Prince Sultan bin Turki was kidnapped from Geneva in 2003. Prince Turki bin Bandar Al Saud, who applied for asylum in France, disappeared in 2015. Maj Gen Ali al-Qahtani, an officer in the Saudi National Guard, who died while still in custody, showed signs of abuse, including a neck that appeared twisted and a badly swollen body. And there are many, many others …
A Saudi plane dropped a US-made bomb on a school bus in Yemen, killing 40 boys and 11 adults on a school trip. Death is delivered by remote control, but no western ally or arms supplier of Saudi demands an explanation. No contracts are lost. No stock market will decline the mouth-watering prospect of the largest initial public offering in history.4
The entire event has been followed with some interest by Iranian journalists recruited by Saudi-financed TV stations. As I have said, the Saudi royals claim to be so concerned about the lack of freedom for the press and media in Iran that they have invested billions of dollars financing TV stations, two of them based in London, that broadcast to Iran. Both are notorious for their superficial and inaccurate ‘analysis’, which often reflects the views of one of the factions of the House of Saud.
Last week their Middle East ‘expert’ was telling viewers that Iran and Hamas are close allies. Now you do not need to be very well informed to know that Iran and Hamas have very little in common. One supports fundamentalist Shiism, while the other is aligned with the Sunni Muslim Brotherhood. But do not let facts get in the way of a good story.

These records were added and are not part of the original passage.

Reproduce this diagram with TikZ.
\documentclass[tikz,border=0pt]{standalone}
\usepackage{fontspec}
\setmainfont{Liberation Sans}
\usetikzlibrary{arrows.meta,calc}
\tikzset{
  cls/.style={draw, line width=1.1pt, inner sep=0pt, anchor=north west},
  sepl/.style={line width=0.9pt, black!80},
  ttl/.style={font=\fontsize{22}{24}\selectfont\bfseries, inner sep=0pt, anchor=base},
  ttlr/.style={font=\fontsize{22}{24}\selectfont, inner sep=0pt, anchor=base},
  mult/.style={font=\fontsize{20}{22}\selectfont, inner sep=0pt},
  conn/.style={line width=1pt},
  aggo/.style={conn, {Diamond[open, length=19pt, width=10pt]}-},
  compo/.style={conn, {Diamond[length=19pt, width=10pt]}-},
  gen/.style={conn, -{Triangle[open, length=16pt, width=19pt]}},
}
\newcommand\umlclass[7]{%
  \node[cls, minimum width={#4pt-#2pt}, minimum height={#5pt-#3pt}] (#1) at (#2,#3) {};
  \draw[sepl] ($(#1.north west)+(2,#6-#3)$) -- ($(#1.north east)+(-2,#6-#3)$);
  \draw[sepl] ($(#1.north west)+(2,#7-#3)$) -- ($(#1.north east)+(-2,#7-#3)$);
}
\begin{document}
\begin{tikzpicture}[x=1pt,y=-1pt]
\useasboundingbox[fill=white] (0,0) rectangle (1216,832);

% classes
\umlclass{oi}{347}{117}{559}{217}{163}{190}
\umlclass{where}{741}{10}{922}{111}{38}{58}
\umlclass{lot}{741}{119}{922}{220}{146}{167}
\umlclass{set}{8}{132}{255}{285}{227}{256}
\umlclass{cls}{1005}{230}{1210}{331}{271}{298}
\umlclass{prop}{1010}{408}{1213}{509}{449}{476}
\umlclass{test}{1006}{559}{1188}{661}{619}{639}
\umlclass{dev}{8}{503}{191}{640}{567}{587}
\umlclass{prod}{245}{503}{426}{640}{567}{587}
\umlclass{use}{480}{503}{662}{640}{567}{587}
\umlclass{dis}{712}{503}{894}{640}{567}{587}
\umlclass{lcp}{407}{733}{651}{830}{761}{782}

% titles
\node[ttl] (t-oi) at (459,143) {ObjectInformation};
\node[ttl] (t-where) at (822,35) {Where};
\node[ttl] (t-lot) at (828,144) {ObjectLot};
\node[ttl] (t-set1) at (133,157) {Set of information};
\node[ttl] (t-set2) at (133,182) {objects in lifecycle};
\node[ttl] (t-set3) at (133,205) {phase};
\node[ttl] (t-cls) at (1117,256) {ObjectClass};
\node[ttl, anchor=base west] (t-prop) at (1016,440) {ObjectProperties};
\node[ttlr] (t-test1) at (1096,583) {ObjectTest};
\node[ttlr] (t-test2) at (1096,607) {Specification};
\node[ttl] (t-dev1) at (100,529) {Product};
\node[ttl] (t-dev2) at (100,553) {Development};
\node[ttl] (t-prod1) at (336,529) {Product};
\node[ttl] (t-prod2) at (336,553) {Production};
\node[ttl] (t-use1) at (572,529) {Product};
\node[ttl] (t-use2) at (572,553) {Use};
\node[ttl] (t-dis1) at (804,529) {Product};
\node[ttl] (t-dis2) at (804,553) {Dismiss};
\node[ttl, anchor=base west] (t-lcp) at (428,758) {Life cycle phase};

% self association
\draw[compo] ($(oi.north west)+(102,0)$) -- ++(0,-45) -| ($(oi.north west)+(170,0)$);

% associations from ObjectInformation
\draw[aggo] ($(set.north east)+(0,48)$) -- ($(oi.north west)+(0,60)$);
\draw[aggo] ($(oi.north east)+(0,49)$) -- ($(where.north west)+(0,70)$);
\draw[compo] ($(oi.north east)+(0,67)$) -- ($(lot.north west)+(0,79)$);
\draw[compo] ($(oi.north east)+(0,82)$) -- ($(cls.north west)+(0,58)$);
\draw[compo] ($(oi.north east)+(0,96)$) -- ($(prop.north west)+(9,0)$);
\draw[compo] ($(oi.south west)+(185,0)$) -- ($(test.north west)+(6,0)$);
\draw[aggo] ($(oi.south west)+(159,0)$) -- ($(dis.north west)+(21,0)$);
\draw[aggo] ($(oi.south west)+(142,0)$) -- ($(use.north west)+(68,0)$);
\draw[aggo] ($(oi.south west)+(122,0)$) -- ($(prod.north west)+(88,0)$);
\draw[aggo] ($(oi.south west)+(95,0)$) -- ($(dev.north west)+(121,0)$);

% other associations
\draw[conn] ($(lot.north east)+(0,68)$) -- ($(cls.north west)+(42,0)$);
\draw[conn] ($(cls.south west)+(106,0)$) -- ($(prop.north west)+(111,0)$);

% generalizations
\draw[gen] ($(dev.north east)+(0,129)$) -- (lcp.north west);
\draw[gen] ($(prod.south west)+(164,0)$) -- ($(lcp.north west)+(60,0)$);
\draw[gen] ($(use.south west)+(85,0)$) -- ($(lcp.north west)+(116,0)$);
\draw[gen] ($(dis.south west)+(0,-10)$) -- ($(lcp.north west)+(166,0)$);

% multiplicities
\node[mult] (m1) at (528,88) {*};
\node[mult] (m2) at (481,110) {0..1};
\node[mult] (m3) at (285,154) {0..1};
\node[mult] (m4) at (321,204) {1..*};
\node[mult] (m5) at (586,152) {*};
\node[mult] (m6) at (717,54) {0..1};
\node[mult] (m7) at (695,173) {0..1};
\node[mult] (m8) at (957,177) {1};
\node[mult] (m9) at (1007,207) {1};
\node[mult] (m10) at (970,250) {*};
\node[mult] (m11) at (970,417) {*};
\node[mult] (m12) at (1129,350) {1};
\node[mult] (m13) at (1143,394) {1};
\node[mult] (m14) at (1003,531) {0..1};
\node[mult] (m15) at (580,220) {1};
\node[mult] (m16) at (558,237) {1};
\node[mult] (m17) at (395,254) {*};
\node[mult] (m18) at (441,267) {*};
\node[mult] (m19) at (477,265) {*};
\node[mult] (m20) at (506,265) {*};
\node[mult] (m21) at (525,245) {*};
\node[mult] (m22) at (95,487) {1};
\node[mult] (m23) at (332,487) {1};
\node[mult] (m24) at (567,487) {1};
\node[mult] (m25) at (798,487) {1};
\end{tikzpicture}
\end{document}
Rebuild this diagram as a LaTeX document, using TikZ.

Clearly Jamal Khashoggi did not follow the line set by bin Salman and, alive or dead, he has paid the price. Yet Saudi ‘experts’ and ‘analysts’ only tell Iranians what is wrong with their own rulers! No wonder the Islamic Republic survives this media onslaught - contrary to what the Saudi royals think, the Iranian people do recognise fake news. Unfortunately for those of us who oppose all factions of the Tehran regime, the new and ever expanding Saudi-funded media outlets only serve to strengthen it.